+++ Supplied data +++
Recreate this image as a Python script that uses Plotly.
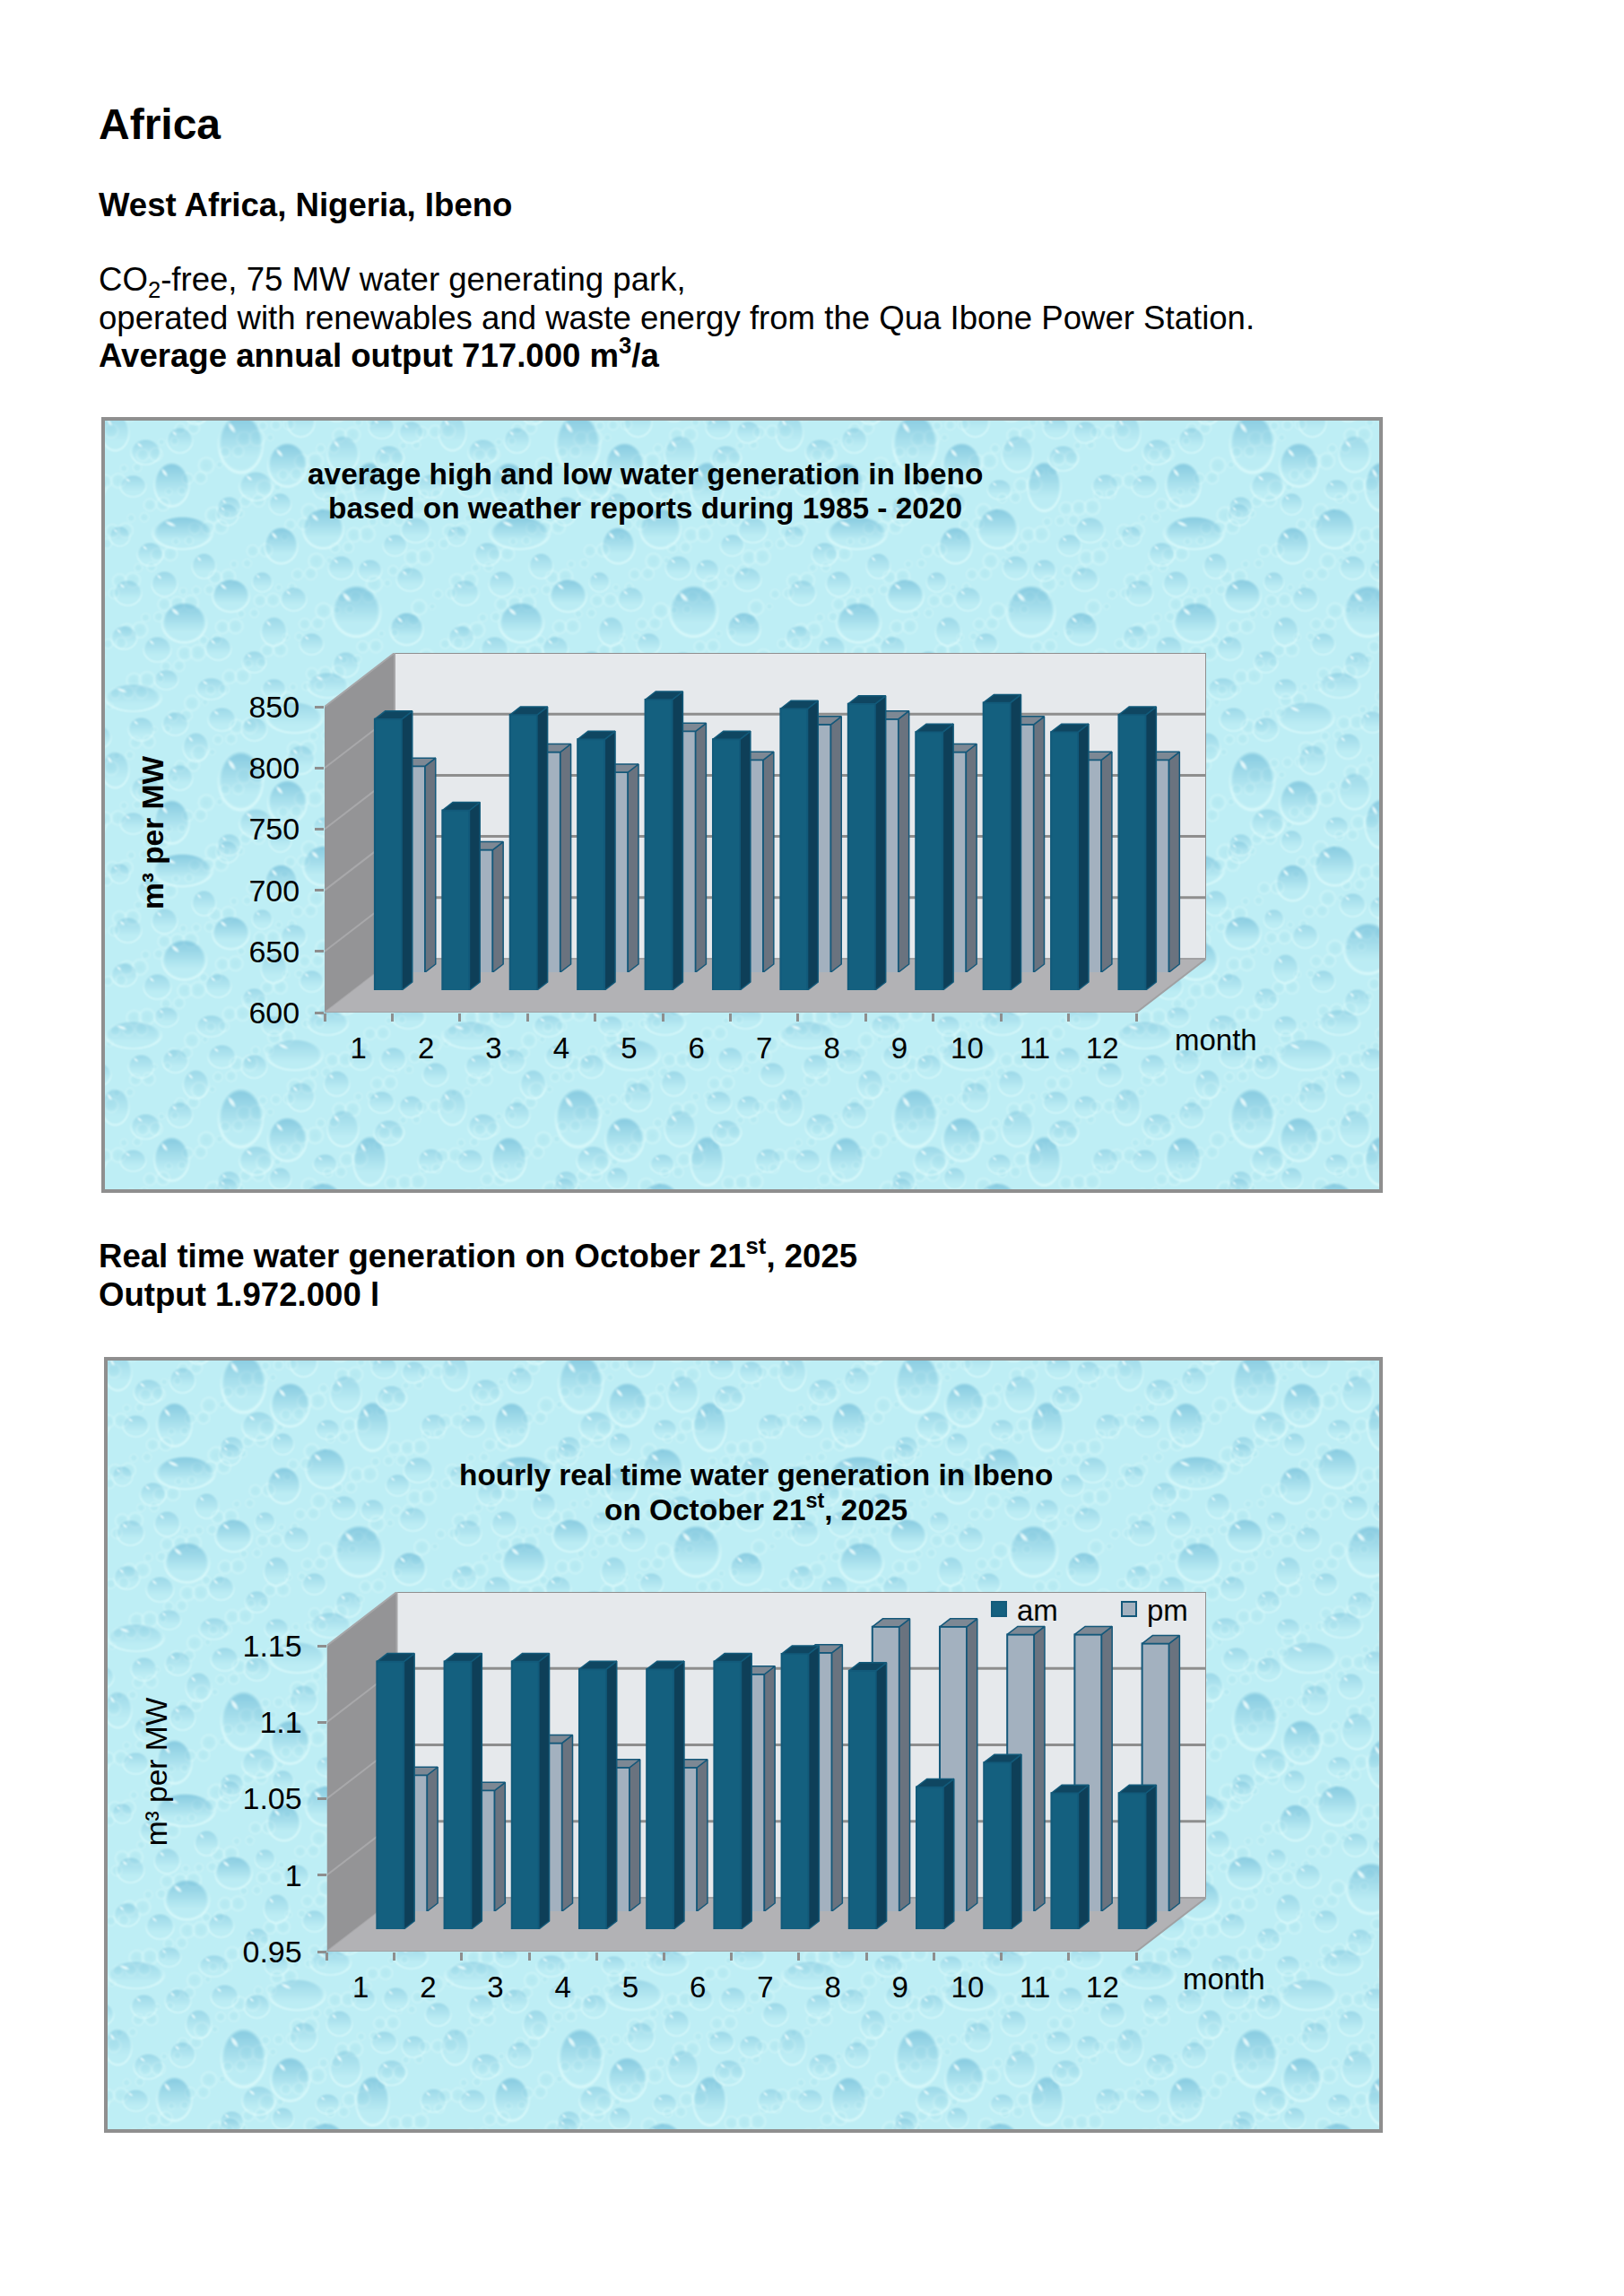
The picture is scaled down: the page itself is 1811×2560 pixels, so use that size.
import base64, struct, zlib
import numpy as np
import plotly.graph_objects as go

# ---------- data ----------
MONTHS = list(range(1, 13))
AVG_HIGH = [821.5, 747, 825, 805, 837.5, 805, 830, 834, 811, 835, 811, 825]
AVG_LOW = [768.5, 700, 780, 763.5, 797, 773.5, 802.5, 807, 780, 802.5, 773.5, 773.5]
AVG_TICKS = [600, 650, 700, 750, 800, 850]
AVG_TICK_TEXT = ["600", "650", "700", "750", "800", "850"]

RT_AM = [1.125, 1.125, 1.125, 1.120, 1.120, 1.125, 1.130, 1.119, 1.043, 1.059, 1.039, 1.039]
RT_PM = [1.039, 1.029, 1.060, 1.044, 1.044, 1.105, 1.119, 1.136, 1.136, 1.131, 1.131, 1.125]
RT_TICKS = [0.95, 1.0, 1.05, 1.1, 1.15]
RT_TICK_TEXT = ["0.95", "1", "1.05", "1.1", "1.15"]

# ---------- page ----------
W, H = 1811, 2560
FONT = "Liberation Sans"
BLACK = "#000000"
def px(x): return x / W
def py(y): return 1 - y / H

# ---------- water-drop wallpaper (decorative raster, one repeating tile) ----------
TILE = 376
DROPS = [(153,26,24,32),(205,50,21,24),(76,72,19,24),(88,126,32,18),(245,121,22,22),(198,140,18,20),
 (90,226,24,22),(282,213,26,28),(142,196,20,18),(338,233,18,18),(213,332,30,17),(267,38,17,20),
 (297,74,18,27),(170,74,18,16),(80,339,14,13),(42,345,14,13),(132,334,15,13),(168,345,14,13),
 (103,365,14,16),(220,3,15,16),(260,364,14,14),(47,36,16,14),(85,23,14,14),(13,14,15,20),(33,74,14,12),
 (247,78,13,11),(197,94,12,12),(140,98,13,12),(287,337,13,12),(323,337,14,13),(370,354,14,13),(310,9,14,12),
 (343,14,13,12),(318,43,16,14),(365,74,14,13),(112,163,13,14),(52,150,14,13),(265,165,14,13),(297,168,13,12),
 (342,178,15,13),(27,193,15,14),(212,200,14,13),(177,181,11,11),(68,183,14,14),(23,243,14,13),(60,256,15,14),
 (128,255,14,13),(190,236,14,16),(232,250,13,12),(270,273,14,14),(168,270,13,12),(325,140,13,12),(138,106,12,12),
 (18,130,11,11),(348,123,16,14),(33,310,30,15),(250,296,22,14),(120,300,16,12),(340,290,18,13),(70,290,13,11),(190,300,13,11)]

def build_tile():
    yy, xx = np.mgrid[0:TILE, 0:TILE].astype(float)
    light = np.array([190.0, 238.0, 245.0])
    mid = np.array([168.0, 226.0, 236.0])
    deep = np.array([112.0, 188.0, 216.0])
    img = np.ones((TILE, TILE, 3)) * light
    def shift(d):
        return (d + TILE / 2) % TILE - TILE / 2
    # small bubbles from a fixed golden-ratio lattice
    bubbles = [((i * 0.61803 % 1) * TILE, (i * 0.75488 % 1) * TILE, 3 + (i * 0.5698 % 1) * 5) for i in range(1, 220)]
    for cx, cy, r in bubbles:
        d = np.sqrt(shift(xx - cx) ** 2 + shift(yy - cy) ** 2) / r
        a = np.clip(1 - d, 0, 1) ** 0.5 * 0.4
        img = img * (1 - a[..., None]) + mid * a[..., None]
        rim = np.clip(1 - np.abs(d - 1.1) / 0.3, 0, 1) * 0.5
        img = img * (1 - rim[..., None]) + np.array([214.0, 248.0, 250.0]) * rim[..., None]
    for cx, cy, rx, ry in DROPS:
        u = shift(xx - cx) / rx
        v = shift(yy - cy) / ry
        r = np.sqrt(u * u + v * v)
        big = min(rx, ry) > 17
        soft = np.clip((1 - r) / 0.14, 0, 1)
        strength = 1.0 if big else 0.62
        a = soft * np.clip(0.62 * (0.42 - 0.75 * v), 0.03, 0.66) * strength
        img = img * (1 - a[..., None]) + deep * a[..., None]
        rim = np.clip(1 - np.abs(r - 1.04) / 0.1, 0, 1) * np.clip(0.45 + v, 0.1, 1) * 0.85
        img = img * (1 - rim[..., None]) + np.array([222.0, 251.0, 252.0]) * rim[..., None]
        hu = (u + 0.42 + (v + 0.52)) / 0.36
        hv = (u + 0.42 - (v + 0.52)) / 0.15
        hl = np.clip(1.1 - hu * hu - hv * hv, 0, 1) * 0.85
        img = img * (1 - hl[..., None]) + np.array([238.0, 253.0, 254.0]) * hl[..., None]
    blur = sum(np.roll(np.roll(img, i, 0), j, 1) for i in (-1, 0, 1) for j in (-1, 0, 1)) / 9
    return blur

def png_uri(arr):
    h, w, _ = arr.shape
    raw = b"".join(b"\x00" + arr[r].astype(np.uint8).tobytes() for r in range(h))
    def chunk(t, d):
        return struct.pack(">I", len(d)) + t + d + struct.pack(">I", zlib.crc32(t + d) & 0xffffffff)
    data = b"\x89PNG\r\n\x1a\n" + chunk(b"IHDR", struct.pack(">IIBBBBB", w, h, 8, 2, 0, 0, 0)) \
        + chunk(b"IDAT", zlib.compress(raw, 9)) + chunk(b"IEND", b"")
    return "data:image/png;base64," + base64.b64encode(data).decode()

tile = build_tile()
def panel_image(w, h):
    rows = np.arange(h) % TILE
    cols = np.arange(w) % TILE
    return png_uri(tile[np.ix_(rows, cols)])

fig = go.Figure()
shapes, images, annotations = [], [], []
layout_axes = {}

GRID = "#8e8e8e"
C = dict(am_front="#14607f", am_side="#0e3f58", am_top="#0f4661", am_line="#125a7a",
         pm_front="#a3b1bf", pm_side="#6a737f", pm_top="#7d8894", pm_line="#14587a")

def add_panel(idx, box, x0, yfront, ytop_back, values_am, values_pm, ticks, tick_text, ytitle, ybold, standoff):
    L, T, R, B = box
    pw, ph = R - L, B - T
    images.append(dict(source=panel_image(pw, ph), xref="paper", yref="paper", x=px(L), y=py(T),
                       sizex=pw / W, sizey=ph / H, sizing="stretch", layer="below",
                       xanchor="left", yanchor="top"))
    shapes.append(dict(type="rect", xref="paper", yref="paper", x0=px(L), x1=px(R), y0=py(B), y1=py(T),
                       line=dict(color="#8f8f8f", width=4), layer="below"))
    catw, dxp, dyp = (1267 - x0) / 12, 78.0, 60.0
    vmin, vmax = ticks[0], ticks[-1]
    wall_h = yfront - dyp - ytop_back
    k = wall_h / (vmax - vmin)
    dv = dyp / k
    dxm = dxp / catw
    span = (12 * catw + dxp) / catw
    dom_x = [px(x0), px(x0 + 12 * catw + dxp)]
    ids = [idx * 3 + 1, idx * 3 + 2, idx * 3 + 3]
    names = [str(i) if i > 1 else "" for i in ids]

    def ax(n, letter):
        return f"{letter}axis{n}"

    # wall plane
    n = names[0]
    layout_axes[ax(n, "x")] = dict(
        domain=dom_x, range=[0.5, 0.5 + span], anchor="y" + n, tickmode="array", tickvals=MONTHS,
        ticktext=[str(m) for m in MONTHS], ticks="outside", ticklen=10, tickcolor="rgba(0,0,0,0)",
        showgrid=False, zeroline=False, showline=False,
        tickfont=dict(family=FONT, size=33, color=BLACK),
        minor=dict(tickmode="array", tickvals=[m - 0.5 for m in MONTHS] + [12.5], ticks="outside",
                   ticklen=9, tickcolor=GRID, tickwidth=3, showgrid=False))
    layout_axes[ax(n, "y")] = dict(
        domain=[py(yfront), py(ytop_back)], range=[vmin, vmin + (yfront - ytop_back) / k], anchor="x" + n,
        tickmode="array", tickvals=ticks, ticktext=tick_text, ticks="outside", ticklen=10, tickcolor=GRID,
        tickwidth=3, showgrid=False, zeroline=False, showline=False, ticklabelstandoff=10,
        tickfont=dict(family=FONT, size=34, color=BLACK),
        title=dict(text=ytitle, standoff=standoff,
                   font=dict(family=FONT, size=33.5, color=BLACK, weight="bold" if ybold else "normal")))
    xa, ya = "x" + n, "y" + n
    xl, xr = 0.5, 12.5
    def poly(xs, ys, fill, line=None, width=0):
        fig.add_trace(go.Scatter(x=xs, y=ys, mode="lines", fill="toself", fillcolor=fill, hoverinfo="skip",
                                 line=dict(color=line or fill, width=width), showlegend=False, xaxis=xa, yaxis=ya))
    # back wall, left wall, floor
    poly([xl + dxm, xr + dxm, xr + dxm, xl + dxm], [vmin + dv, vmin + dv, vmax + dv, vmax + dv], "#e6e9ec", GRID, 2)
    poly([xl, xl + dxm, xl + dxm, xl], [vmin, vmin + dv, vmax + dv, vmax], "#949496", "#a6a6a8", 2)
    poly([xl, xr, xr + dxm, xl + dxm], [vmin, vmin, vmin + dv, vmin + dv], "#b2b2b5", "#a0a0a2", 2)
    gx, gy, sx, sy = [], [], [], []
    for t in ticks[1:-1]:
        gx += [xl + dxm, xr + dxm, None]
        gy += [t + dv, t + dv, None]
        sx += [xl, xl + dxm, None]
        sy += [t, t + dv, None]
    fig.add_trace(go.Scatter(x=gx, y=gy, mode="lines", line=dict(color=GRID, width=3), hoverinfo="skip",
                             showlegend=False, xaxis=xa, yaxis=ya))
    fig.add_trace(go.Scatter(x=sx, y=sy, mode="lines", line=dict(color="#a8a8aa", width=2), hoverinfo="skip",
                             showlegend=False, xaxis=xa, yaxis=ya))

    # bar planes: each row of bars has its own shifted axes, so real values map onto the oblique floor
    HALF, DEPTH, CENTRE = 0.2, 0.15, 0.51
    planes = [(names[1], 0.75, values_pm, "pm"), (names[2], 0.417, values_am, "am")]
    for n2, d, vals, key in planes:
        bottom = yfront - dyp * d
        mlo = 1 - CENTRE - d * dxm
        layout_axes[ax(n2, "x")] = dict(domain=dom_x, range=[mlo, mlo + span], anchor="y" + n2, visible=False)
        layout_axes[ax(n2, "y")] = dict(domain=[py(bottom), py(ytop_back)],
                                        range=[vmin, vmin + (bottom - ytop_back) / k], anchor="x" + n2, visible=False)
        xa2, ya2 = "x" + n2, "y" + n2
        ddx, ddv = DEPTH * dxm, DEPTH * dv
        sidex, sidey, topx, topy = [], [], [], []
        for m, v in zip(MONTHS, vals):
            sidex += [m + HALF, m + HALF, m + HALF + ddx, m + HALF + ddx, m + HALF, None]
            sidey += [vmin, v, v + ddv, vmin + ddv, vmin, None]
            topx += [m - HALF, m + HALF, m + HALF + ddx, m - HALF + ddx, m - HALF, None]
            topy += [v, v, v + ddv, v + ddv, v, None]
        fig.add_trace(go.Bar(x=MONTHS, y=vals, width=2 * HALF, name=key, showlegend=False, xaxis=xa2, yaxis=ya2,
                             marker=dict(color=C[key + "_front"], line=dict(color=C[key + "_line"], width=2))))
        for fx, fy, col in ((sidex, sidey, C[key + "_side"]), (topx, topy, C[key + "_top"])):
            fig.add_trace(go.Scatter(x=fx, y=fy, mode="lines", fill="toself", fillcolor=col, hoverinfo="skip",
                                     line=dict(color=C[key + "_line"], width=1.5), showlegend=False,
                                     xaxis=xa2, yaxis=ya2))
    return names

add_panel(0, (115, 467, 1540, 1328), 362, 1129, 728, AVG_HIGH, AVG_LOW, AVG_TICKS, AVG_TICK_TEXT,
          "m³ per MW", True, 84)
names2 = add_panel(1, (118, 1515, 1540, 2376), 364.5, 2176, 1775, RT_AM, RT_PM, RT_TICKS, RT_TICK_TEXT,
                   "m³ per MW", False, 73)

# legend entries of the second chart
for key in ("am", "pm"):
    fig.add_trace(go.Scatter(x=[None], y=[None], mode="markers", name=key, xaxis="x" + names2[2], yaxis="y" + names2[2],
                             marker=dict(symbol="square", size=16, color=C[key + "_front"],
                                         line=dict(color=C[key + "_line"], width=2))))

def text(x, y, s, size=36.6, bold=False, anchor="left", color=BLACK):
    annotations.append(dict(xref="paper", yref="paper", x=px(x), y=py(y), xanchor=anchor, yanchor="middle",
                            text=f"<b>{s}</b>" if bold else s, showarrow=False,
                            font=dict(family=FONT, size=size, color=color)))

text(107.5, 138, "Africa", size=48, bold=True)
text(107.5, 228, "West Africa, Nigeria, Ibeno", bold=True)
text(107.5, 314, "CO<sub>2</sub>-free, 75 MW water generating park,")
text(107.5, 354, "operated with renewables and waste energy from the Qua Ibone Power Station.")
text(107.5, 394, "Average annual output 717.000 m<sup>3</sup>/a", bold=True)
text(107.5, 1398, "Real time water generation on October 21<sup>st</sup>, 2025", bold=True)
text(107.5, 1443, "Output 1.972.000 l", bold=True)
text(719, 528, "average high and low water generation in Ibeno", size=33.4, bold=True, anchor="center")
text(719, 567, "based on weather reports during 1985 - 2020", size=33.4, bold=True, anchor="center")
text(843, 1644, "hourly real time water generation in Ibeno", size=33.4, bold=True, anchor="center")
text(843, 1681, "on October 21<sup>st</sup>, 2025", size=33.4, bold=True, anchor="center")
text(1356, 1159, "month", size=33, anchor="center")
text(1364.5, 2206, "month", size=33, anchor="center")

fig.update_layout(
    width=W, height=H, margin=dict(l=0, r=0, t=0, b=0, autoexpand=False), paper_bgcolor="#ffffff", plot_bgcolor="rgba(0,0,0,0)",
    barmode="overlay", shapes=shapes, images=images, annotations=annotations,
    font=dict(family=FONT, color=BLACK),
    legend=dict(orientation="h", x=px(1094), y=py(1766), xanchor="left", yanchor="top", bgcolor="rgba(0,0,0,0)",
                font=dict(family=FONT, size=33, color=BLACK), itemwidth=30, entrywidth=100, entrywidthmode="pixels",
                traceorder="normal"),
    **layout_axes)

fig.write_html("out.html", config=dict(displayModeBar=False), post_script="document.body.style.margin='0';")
+++
[Requirements]
Starting with the first line of the data above and ending with the line containing "import plotly.graph_objects as go", please restate every line exactly, leaving images out.

[Response below]
Recreate this image as a Python script that uses Plotly.
The picture is scaled down: the page itself is 1811×2560 pixels, so use that size.
import base64, struct, zlib
import numpy as np
import plotly.graph_objects as go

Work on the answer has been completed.